Cajun craziness starts like this... taking a few left overs while adding something fresh and zesty. From this week's leftovers of: angel hair pasta with tomatoes, stir fry veggies and coconut chicken, I added fresh shrimp for a dish that turned out lip smacking good... topped with crushed jalapeno and lime chips not to mention some cayenne hot sauce.

It came together rather quickly. The pasta with tomatoes was microwaved while I stir fried the shrimp in red pepper infused olive oil, garlic powder and chili powder. To that, I added the left over stir fried veggies and diced up leftover coconut chicken breasts. Once, the pasta was done, all I had to do was wait for the shrimp, chicken and veggies to get a little black crispiness gathering around the edges.

The pasta was ladled onto a low lipped serving plate and topped with the Cajun 'ratatouille'. Lastly,  crushed chips were tossed on top and a good dash of Louisiana hot sauce.

~ Tutti a Tavola!

Wednesday, July 8, 2020

Favorite Foods in the Good ole USA...

Americans love food and they have their favorites...

We got hamburgers, pizza, fried chicken, tacos, ribs, egg rolls, sushi, and we got wings. We've even got salad as in 'salad bar'. Have you got the appetite?
What is interesting as you scroll down the list is the diversity of food in America (see link below). We notice some ethnic foods, some healthy foods (Alaskan Salmon), some quirky foods (Twinkies) and some basic foods (bread) traditional American foods (cheeseburger, apple pie and chocolate chip cookies) all of which bring us to the number one ~ Thanksgiving dinner.
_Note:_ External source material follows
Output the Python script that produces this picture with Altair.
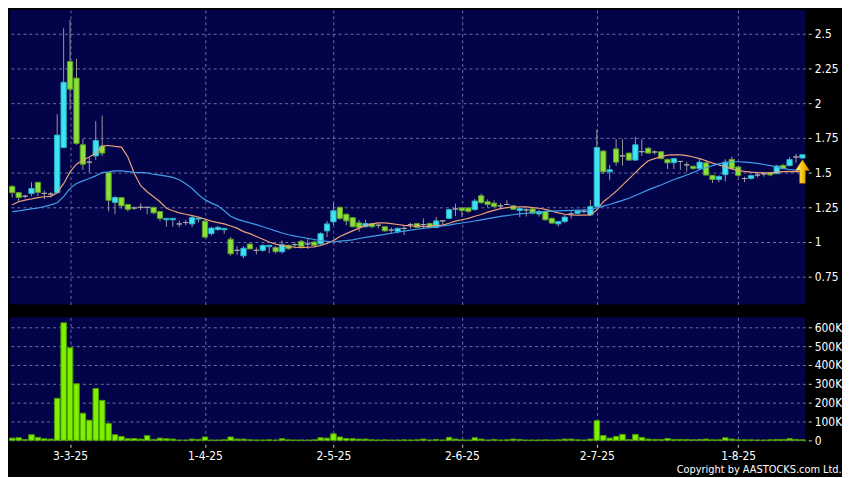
import altair as alt
import pandas as pd

# ---------------- data ----------------
opens = [1.40, 1.355, 1.33, 1.35, 1.43, 1.35, 1.345, 1.355, 1.68, 2.30,
         2.18, 1.70, 1.575, 1.62, 1.69, 1.50, 1.285, 1.32, 1.27, 1.245,
         1.25, 1.25, 1.25, 1.22, 1.16, 1.16, 1.13, 1.14, 1.13, 1.165,
         1.15, 1.06, 1.09, 1.088, 1.02, 0.94, 0.90, 0.985, 0.94, 0.94,
         0.966, 0.96, 0.93, 0.976, 0.981, 1.005, 0.986, 1.0, 0.986, 1.08,
         1.145, 1.25, 1.20, 1.175, 1.138, 1.11, 1.133, 1.121, 1.11, 1.086,
         1.075, 1.098, 1.126, 1.133, 1.126, 1.133, 1.105, 1.152, 1.17, 1.238,
         1.245, 1.245, 1.233, 1.333, 1.29, 1.28, 1.26, 1.27, 1.26, 1.226,
         1.231, 1.238, 1.202, 1.22, 1.17, 1.13, 1.148, 1.202, 1.207, 1.22,
         1.195, 1.255, 1.655, 1.505, 1.67, 1.62, 1.64, 1.59, 1.65, 1.675,
         1.648, 1.65, 1.595, 1.571, 1.58, 1.555, 1.545, 1.528, 1.57, 1.48,
         1.45, 1.485, 1.595, 1.54, 1.457, 1.458, 1.482, 1.49, 1.5, 1.492,
         1.552, 1.55, 1.612, 1.605]
highs = [1.41, 1.36, 1.34, 1.43, 1.43, 1.37, 1.36, 1.92, 2.54, 2.60,
         2.32, 1.74, 1.61, 1.87, 1.91, 1.50, 1.33, 1.32, 1.27, 1.255,
         1.28, 1.25, 1.25, 1.22, 1.17, 1.17, 1.155, 1.16, 1.188, 1.18,
         1.16, 1.11, 1.115, 1.10, 1.036, 0.969, 0.969, 0.99, 0.962, 0.985,
         0.98, 0.97, 1.01, 0.98, 1.0, 1.015, 1.02, 1.01, 1.07, 1.152,
         1.28, 1.255, 1.205, 1.18, 1.157, 1.16, 1.135, 1.133, 1.115, 1.105,
         1.105, 1.114, 1.138, 1.138, 1.17, 1.14, 1.18, 1.157, 1.24, 1.276,
         1.25, 1.25, 1.31, 1.348, 1.307, 1.30, 1.28, 1.30, 1.267, 1.245,
         1.243, 1.245, 1.233, 1.225, 1.175, 1.15, 1.195, 1.23, 1.23, 1.235,
         1.302, 1.81, 1.66, 1.555, 1.74, 1.74, 1.645, 1.757, 1.74, 1.685,
         1.66, 1.655, 1.60, 1.605, 1.585, 1.578, 1.55, 1.60, 1.59, 1.483,
         1.48, 1.595, 1.614, 1.545, 1.47, 1.485, 1.5, 1.505, 1.505, 1.555,
         1.56, 1.61, 1.635, 1.63]
lows = [1.32, 1.29, 1.315, 1.33, 1.33, 1.31, 1.32, 1.35, 1.68, 1.95,
        1.70, 1.52, 1.50, 1.59, 1.62, 1.22, 1.20, 1.24, 1.22, 1.23,
        1.23, 1.20, 1.20, 1.15, 1.11, 1.11, 1.107, 1.12, 1.107, 1.14,
        1.03, 1.045, 1.08, 1.06, 0.902, 0.907, 0.883, 0.95, 0.91, 0.93,
        0.92, 0.917, 0.917, 0.945, 0.955, 0.965, 0.95, 0.97, 0.975, 1.036,
        1.12, 1.16, 1.12, 1.105, 1.074, 1.105, 1.10, 1.098, 1.074, 1.062,
        1.062, 1.05, 1.098, 1.10, 1.098, 1.10, 1.098, 1.12, 1.165, 1.186,
        1.18, 1.21, 1.226, 1.276, 1.25, 1.25, 1.236, 1.265, 1.23, 1.18,
        1.183, 1.20, 1.183, 1.155, 1.13, 1.112, 1.136, 1.17, 1.20, 1.205,
        1.188, 1.25, 1.49, 1.445, 1.55, 1.55, 1.585, 1.585, 1.62, 1.64,
        1.63, 1.598, 1.525, 1.525, 1.519, 1.507, 1.52, 1.52, 1.48, 1.424,
        1.43, 1.436, 1.52, 1.47, 1.43, 1.45, 1.465, 1.47, 1.475, 1.49,
        1.525, 1.545, 1.57, 1.60]
closes = [1.355, 1.32, 1.33, 1.385, 1.357, 1.35, 1.345, 1.77, 2.15, 2.10,
          1.71, 1.56, 1.575, 1.73, 1.64, 1.30, 1.32, 1.26, 1.235, 1.245,
          1.25, 1.25, 1.21, 1.17, 1.17, 1.17, 1.13, 1.14, 1.175, 1.172,
          1.035, 1.10, 1.105, 1.098, 0.915, 0.94, 0.955, 0.95, 0.94, 0.975,
          0.976, 0.93, 0.98, 0.952, 0.981, 0.967, 0.986, 0.976, 1.06, 1.13,
          1.225, 1.17, 1.152, 1.11, 1.105, 1.133, 1.11, 1.121, 1.08, 1.086,
          1.098, 1.098, 1.126, 1.105, 1.126, 1.105, 1.152, 1.152, 1.233, 1.238,
          1.226, 1.221, 1.295, 1.283, 1.27, 1.255, 1.26, 1.27, 1.236, 1.24,
          1.231, 1.207, 1.219, 1.16, 1.136, 1.148, 1.179, 1.202, 1.224, 1.22,
          1.255, 1.68, 1.505, 1.52, 1.575, 1.62, 1.59, 1.70, 1.65, 1.64,
          1.648, 1.60, 1.57, 1.60, 1.58, 1.555, 1.53, 1.575, 1.482, 1.45,
          1.472, 1.575, 1.53, 1.48, 1.457, 1.478, 1.482, 1.49, 1.483, 1.547,
          1.528, 1.593, 1.612, 1.628]
volumes_k = [12, 14, 5, 30, 16, 9, 7, 223, 623, 491,
             300, 144, 107, 275, 212, 89, 30, 21, 9, 10,
             7, 25, 5, 12, 9, 7, 2, 2, 7, 5,
             18, 2, 2, 3, 18, 7, 7, 3, 2, 2,
             3, 2, 9, 3, 2, 2, 2, 3, 14, 12,
             35, 18, 10, 9, 7, 7, 3, 2, 3, 2,
             2, 3, 2, 3, 7, 2, 5, 2, 16, 7,
             3, 2, 14, 7, 2, 5, 2, 3, 7, 5,
             2, 2, 2, 3, 2, 3, 7, 7, 3, 2,
             7, 105, 26, 12, 21, 32, 5, 32, 16, 7,
             5, 5, 10, 5, 5, 5, 3, 5, 7, 3,
             3, 14, 7, 3, 3, 3, 2, 2, 3, 5,
             5, 9, 5, 3]
ma_short = [1.268, 1.29, 1.302, 1.31, 1.32, 1.326, 1.328, 1.355, 1.42, 1.505,
            1.56, 1.588, 1.612, 1.64, 1.69, 1.695, 1.688, 1.683, 1.612, 1.493,
            1.405, 1.362, 1.326, 1.29, 1.243, 1.225, 1.21, 1.2, 1.19, 1.18,
            1.165, 1.15, 1.14, 1.13, 1.115, 1.1, 1.075, 1.06, 1.04, 1.02,
            1.0, 0.985, 0.975, 0.968, 0.962, 0.96, 0.962, 0.965, 0.975, 0.99,
            1.01, 1.04, 1.06, 1.08, 1.1, 1.118, 1.13, 1.138, 1.138, 1.132,
            1.126, 1.12, 1.116, 1.114, 1.112, 1.114, 1.118, 1.122, 1.135, 1.15,
            1.16, 1.17, 1.185, 1.198, 1.215, 1.228, 1.24, 1.248, 1.252, 1.254,
            1.253, 1.248, 1.243, 1.235, 1.222, 1.21, 1.2, 1.195, 1.193, 1.193,
            1.195, 1.23, 1.29, 1.325, 1.365, 1.41, 1.455, 1.5, 1.545, 1.585,
            1.60, 1.615, 1.625, 1.628, 1.628, 1.622, 1.612, 1.60, 1.585, 1.568,
            1.555, 1.54, 1.527, 1.515, 1.508, 1.503, 1.5, 1.498, 1.498, 1.503,
            1.507, 1.508, 1.507, 1.507]
ma_long = [1.219, 1.224, 1.231, 1.238, 1.245, 1.255, 1.267, 1.283, 1.326, 1.386,
           1.421, 1.44, 1.457, 1.476, 1.5, 1.505, 1.512, 1.512, 1.507, 1.502,
           1.5, 1.498, 1.488, 1.481, 1.474, 1.465, 1.448, 1.42, 1.385, 1.34,
           1.305, 1.28, 1.26, 1.225, 1.185, 1.165, 1.15, 1.138, 1.125, 1.11,
           1.095, 1.08, 1.065, 1.052, 1.042, 1.034, 1.026, 1.018, 1.01, 1.004,
           1.0, 1.006, 1.01, 1.015, 1.025, 1.033, 1.04, 1.048, 1.055, 1.063,
           1.07, 1.078, 1.086, 1.092, 1.098, 1.104, 1.109, 1.115, 1.122, 1.13,
           1.137, 1.144, 1.151, 1.159, 1.168, 1.176, 1.184, 1.19, 1.196, 1.202,
           1.207, 1.212, 1.216, 1.22, 1.222, 1.224, 1.226, 1.228, 1.229, 1.23,
           1.232, 1.245, 1.258, 1.27, 1.285, 1.3, 1.315, 1.335, 1.355, 1.375,
           1.393, 1.41, 1.43, 1.45, 1.465, 1.482, 1.5, 1.52, 1.535, 1.55,
           1.562, 1.572, 1.578, 1.578, 1.575, 1.572, 1.566, 1.558, 1.55, 1.54,
           1.53, 1.522, 1.518, 1.518]
tick_idx = [9, 30, 50, 70, 91, 113]
tick_labels = ["3-3-25", "1-4-25", "2-5-25", "2-6-25", "2-7-25", "1-8-25"]
price_ticks = [0.75, 1.0, 1.25, 1.5, 1.75, 2.0, 2.25, 2.5]
vol_ticks = [0, 100, 200, 300, 400, 500, 600]

# ---------------- table ----------------
n = len(closes)
df = pd.DataFrame({
    "i": list(range(n)), "open": opens, "high": highs, "low": lows,
    "close": closes, "vol": volumes_k, "ma_s": ma_short, "ma_l": ma_long,
})
df["dir"] = ["up" if c > o + 1e-9 else ("down" if c < o - 1e-9 else "flat")
             for o, c in zip(opens, closes)]

NAVY = "#030349"
GRID = "#6e6ea2"
FONT = "DejaVu Sans Condensed, DejaVu Sans"
W = 802

x_scale = alt.Scale(domain=[-0.35, n - 1 + 0.45], nice=False, zero=False)
top_x_axis = alt.Axis(values=tick_idx, labels=False, ticks=False, domain=False,
                      grid=True, gridColor=GRID, gridDash=[3, 3], gridWidth=1,
                      title=None)
label_expr = " : ".join(f"datum.value == {k} ? '{t}'" for k, t in zip(tick_idx, tick_labels)) + " : ''"
bot_x_axis = alt.Axis(values=tick_idx, labelExpr=label_expr, domain=False,
                      grid=True, gridColor=GRID, gridDash=[3, 3], gridWidth=1,
                      ticks=True, tickSize=3, tickColor="#d0d0d0", offset=3,
                      labelPadding=3, labelColor="white", labelFont=FONT,
                      labelFontSize=12, title=None)

p_scale = alt.Scale(domain=[0.55, 2.671], nice=False, zero=False)
p_axis = alt.Axis(orient="right", values=price_ticks,
                  labelExpr="'' + datum.value", domain=False,
                  grid=True, gridColor=GRID, gridDash=[3, 3], gridWidth=1,
                  ticks=True, tickSize=3, tickColor="#d0d0d0", offset=3,
                  labelPadding=3, labelColor="white", labelFont=FONT,
                  labelFontSize=12, title=None)

base = alt.Chart(df)

wicks = base.mark_rule(color="#9a9a9a", strokeWidth=1).encode(
    x=alt.X("i:Q", scale=x_scale, axis=top_x_axis),
    y=alt.Y("low:Q", scale=p_scale, axis=p_axis),
    y2="high:Q",
)
bodies = base.transform_calculate(
    x0="datum.i - 0.41", x1="datum.i + 0.41"
).mark_bar(strokeWidth=1).encode(
    x=alt.X("x0:Q", scale=x_scale, axis=top_x_axis),
    x2="x1:Q",
    y=alt.Y("open:Q", scale=p_scale, axis=p_axis),
    y2="close:Q",
    fill=alt.Fill("dir:N", scale=alt.Scale(domain=["up", "down", "flat"],
                                           range=["#3ee4f2", "#8ce03a", "#a8a8a8"]),
                  legend=None),
    stroke=alt.Stroke("dir:N", scale=alt.Scale(domain=["up", "down", "flat"],
                                               range=["#2bb3cc", "#5e9e26", "#a8a8a8"]),
                      legend=None),
)
ma_s_line = base.mark_line(color="#eaa07a", strokeWidth=1.2).encode(
    x=alt.X("i:Q", scale=x_scale, axis=top_x_axis),
    y=alt.Y("ma_s:Q", scale=p_scale, axis=p_axis),
)
ma_l_line = base.mark_line(color="#3f9ee6", strokeWidth=1.2).encode(
    x=alt.X("i:Q", scale=x_scale, axis=top_x_axis),
    y=alt.Y("ma_l:Q", scale=p_scale, axis=p_axis),
)
arrow_shape = "M0,-1L0.6,-0.1L0.24,-0.1L0.24,1L-0.24,1L-0.24,-0.1L-0.6,-0.1Z"
arrow = alt.Chart(df.tail(1)).mark_point(
    shape=arrow_shape, size=560, filled=True, opacity=1,
    fill=alt.LinearGradient(gradient="linear",
                            stops=[alt.GradientStop(color="#fff6a8", offset=0),
                                   alt.GradientStop(color="#f5c000", offset=0.55),
                                   alt.GradientStop(color="#d98f00", offset=1)],
                            x1=0, x2=1, y1=0, y2=0),
    stroke="#a86c00", strokeWidth=0.6, dx=-3, dy=14,
).encode(
    x=alt.X("i:Q", scale=x_scale, axis=top_x_axis),
    y=alt.Y("ma_s:Q", scale=p_scale, axis=p_axis),
)

price = alt.layer(wicks, bodies, ma_s_line, ma_l_line, arrow).properties(
    width=W, height=297)

v_scale = alt.Scale(domain=[-5, 652], nice=False, zero=False)
v_axis = alt.Axis(orient="right", values=vol_ticks,
                  labelExpr="datum.value == 0 ? '0' : datum.value + 'K'",
                  domain=False, grid=True, gridColor=GRID, gridDash=[3, 3],
                  gridWidth=1, ticks=True, tickSize=3, tickColor="#d0d0d0",
                  offset=3, labelPadding=3, labelColor="white", labelFont=FONT,
                  labelFontSize=12, title=None)
volume = base.transform_calculate(
    x0="datum.i - 0.43", x1="datum.i + 0.43"
).mark_bar(color="#7cf200", stroke="#4f9a00", strokeWidth=1).encode(
    x=alt.X("x0:Q", scale=x_scale, axis=bot_x_axis),
    x2="x1:Q",
    y=alt.Y("vol:Q", scale=v_scale, axis=v_axis),
    y2=alt.datum(0),
).properties(width=W, height=125)

chart = alt.vconcat(price, volume, spacing=13).properties(
    padding=0,
    background="black",
    title=alt.TitleParams("Copyright by AASTOCKS.com Ltd.", orient="bottom",
                          anchor="end", color="white", fontSize=11,
                          font=FONT, fontWeight="normal", offset=3),
).configure_view(fill=NAVY, strokeWidth=0)

chart.save("out.html", embed_options={"renderer": "svg", "actions": False})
...the quintessential all-American meal of turkey (roasted or deep-fried bird, or tofurkey, or that weirdly popular Louisiana contribution turducken), dressing (old loaf bread or cornbread, onion and celery, sausage, fruit, chestnuts, oysters -- whatever your mom did, the sage was the thing), cranberry sauce, mashed and sweet potatoes, that funky green bean casserole with the French-fried onion rings on top, and pumpkin pie. Almost as iconic (and if you ask most kids, as delicious) is the turkey TV dinner, the 1953 brainchild of a Swanson salesman looking to use up 260 overestimated tons of frozen birds. No joke: He got the idea, he said, from tidily packaged airplane food. We do love those leftovers.